==== Exercise data ====
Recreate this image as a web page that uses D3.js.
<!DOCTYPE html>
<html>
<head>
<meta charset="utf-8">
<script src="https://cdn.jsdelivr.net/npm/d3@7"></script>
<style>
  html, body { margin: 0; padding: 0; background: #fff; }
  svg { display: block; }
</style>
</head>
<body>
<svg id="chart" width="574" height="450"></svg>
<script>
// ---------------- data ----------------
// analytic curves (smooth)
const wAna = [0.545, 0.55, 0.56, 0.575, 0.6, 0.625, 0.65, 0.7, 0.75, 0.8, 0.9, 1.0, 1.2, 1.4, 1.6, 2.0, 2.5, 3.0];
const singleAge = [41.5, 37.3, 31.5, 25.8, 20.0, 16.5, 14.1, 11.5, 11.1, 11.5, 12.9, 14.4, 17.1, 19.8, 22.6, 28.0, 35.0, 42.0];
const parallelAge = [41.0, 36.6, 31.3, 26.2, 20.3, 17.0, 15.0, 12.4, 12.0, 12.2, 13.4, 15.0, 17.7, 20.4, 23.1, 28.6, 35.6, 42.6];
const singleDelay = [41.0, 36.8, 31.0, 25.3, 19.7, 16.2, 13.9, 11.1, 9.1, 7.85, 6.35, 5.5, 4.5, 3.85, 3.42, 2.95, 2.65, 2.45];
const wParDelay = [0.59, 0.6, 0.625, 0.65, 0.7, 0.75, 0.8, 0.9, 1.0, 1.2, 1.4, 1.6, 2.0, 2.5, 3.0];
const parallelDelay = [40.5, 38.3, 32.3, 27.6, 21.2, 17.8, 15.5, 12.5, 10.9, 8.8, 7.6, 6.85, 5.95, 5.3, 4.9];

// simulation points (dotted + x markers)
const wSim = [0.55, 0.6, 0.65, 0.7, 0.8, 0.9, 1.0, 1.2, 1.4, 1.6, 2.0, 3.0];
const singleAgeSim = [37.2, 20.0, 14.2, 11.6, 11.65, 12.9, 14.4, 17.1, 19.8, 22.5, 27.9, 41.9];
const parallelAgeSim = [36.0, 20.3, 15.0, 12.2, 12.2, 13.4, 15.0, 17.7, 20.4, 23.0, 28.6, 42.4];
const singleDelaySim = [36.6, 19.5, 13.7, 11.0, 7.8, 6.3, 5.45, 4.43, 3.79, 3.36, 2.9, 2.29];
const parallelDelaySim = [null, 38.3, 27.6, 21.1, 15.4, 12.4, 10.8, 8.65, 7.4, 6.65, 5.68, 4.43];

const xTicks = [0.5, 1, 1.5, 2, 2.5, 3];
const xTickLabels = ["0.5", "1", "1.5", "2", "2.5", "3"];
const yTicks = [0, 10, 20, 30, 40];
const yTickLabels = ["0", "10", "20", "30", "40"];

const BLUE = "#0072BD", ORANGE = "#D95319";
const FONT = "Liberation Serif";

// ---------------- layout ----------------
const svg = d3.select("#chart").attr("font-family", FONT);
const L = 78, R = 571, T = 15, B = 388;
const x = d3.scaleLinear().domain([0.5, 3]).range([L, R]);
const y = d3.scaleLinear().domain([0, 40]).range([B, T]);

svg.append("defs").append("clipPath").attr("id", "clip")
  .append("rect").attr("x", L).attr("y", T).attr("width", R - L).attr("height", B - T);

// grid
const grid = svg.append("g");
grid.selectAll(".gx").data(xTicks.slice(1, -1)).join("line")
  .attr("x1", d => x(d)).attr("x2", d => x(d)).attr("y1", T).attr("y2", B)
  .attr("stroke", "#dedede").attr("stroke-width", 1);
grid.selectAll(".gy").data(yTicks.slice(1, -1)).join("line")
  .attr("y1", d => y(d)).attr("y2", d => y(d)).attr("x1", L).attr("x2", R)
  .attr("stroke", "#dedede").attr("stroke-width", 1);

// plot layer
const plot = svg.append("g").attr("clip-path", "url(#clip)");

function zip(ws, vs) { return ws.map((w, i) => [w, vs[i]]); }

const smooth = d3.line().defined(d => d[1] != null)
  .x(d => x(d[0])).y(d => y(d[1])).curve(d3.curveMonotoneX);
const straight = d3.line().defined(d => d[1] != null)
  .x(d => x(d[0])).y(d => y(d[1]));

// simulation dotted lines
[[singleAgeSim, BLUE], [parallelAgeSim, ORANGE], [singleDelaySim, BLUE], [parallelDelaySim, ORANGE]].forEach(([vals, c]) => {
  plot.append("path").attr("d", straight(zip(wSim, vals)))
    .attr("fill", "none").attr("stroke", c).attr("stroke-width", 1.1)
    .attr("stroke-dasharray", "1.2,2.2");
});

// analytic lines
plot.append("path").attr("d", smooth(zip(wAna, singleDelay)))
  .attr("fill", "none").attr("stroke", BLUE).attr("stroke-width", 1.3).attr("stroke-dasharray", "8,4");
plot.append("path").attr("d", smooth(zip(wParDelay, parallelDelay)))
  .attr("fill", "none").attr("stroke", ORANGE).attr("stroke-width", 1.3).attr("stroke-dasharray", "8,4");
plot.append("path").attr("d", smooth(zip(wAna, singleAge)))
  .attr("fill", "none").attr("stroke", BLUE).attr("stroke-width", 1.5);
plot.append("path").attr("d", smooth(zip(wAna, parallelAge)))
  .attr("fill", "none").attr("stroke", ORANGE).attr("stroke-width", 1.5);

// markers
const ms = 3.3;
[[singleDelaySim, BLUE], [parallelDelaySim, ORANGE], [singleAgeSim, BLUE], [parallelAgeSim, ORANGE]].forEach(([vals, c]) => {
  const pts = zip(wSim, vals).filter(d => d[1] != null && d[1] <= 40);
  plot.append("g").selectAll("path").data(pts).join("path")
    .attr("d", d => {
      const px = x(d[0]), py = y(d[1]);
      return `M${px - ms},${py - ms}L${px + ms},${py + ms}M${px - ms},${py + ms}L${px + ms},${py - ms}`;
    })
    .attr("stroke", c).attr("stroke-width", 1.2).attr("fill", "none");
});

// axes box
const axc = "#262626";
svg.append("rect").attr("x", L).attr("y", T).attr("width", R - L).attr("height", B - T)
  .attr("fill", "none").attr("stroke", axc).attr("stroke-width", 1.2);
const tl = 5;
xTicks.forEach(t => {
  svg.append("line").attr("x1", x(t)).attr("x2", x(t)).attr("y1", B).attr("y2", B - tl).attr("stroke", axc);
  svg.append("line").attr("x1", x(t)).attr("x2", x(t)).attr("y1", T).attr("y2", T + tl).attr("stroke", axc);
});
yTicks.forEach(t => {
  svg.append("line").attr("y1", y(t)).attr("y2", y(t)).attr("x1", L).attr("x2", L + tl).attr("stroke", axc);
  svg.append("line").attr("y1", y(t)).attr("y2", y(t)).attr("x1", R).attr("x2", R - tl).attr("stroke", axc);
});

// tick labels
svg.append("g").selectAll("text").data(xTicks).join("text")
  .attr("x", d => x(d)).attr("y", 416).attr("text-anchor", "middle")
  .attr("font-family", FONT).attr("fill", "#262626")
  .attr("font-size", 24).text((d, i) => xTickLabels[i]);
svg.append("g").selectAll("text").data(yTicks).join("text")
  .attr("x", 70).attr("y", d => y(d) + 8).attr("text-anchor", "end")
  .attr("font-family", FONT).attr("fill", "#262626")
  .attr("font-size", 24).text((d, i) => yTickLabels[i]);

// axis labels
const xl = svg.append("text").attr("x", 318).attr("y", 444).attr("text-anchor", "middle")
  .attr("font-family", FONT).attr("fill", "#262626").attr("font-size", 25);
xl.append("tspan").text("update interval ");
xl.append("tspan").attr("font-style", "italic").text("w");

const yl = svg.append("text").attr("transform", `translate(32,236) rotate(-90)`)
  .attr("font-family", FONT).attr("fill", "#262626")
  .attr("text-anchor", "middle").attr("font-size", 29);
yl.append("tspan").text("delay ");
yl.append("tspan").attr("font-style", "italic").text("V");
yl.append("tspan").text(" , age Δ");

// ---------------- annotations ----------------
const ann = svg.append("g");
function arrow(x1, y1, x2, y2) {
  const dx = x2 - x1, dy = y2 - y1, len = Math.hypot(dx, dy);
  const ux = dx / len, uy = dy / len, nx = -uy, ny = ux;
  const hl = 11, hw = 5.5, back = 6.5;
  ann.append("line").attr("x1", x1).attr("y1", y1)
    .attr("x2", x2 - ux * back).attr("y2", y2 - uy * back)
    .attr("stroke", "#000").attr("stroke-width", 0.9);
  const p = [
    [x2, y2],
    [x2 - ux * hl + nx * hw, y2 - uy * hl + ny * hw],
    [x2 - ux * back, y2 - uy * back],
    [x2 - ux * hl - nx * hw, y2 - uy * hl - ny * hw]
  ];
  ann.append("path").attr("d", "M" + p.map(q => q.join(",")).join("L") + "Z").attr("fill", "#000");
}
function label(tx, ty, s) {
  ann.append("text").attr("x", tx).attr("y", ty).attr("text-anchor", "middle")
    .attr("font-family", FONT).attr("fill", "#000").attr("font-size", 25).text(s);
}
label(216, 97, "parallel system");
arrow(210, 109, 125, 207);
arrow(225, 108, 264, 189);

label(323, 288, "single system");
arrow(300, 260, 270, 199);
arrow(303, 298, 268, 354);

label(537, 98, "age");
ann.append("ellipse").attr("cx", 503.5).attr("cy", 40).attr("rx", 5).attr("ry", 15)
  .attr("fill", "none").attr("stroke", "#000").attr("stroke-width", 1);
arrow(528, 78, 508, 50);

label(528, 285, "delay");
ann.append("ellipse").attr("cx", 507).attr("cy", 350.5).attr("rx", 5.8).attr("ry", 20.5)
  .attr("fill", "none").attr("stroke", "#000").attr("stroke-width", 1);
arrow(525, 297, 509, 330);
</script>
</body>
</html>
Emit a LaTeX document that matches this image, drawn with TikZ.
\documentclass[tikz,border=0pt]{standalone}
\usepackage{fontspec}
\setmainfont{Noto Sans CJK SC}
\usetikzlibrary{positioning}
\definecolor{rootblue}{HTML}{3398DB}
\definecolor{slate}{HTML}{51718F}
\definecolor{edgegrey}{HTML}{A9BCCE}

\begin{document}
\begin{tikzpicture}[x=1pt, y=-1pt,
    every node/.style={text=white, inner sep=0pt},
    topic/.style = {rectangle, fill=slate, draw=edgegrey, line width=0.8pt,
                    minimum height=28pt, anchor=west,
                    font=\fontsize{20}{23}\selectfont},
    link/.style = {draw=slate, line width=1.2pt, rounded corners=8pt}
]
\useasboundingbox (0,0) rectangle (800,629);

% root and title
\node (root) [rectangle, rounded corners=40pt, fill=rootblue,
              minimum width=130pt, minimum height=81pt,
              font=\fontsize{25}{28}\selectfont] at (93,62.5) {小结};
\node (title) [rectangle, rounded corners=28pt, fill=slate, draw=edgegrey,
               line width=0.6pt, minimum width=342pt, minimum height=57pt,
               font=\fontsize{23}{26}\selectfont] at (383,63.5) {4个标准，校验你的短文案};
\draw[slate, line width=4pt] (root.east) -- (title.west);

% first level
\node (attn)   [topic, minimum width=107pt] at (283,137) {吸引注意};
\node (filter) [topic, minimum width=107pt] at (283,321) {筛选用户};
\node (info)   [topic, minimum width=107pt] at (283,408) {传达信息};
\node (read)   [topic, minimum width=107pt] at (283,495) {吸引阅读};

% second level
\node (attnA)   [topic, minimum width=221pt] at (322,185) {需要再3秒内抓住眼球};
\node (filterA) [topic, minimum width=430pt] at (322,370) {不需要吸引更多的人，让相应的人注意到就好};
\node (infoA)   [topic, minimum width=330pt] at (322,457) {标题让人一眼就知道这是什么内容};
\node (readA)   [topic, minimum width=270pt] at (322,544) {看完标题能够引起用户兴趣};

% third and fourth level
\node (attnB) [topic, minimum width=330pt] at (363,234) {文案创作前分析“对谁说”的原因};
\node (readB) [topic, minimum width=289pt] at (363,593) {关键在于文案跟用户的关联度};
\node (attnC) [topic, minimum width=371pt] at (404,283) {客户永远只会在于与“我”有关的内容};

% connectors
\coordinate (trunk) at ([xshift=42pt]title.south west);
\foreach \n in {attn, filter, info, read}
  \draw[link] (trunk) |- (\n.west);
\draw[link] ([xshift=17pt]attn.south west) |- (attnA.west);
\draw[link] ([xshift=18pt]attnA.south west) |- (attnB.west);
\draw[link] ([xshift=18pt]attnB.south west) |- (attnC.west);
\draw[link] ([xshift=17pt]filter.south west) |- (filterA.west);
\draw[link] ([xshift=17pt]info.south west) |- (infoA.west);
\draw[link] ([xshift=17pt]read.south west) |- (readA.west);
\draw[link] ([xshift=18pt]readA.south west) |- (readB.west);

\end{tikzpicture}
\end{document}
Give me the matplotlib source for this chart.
====
From the very first line of the data through the line with "5.95, 5.3, 4.9];" in it, please reproduce each line exactly and output nothing more.

Finished task:
Recreate this image as a web page that uses D3.js.
<!DOCTYPE html>
<html>
<head>
<meta charset="utf-8">
<script src="https://cdn.jsdelivr.net/npm/d3@7"></script>
<style>
  html, body { margin: 0; padding: 0; background: #fff; }
  svg { display: block; }
</style>
</head>
<body>
<svg id="chart" width="574" height="450"></svg>
<script>
// ---------------- data ----------------
// analytic curves (smooth)
const wAna = [0.545, 0.55, 0.56, 0.575, 0.6, 0.625, 0.65, 0.7, 0.75, 0.8, 0.9, 1.0, 1.2, 1.4, 1.6, 2.0, 2.5, 3.0];
const singleAge = [41.5, 37.3, 31.5, 25.8, 20.0, 16.5, 14.1, 11.5, 11.1, 11.5, 12.9, 14.4, 17.1, 19.8, 22.6, 28.0, 35.0, 42.0];
const parallelAge = [41.0, 36.6, 31.3, 26.2, 20.3, 17.0, 15.0, 12.4, 12.0, 12.2, 13.4, 15.0, 17.7, 20.4, 23.1, 28.6, 35.6, 42.6];
const singleDelay = [41.0, 36.8, 31.0, 25.3, 19.7, 16.2, 13.9, 11.1, 9.1, 7.85, 6.35, 5.5, 4.5, 3.85, 3.42, 2.95, 2.65, 2.45];
const wParDelay = [0.59, 0.6, 0.625, 0.65, 0.7, 0.75, 0.8, 0.9, 1.0, 1.2, 1.4, 1.6, 2.0, 2.5, 3.0];
const parallelDelay = [40.5, 38.3, 32.3, 27.6, 21.2, 17.8, 15.5, 12.5, 10.9, 8.8, 7.6, 6.85, 5.95, 5.3, 4.9];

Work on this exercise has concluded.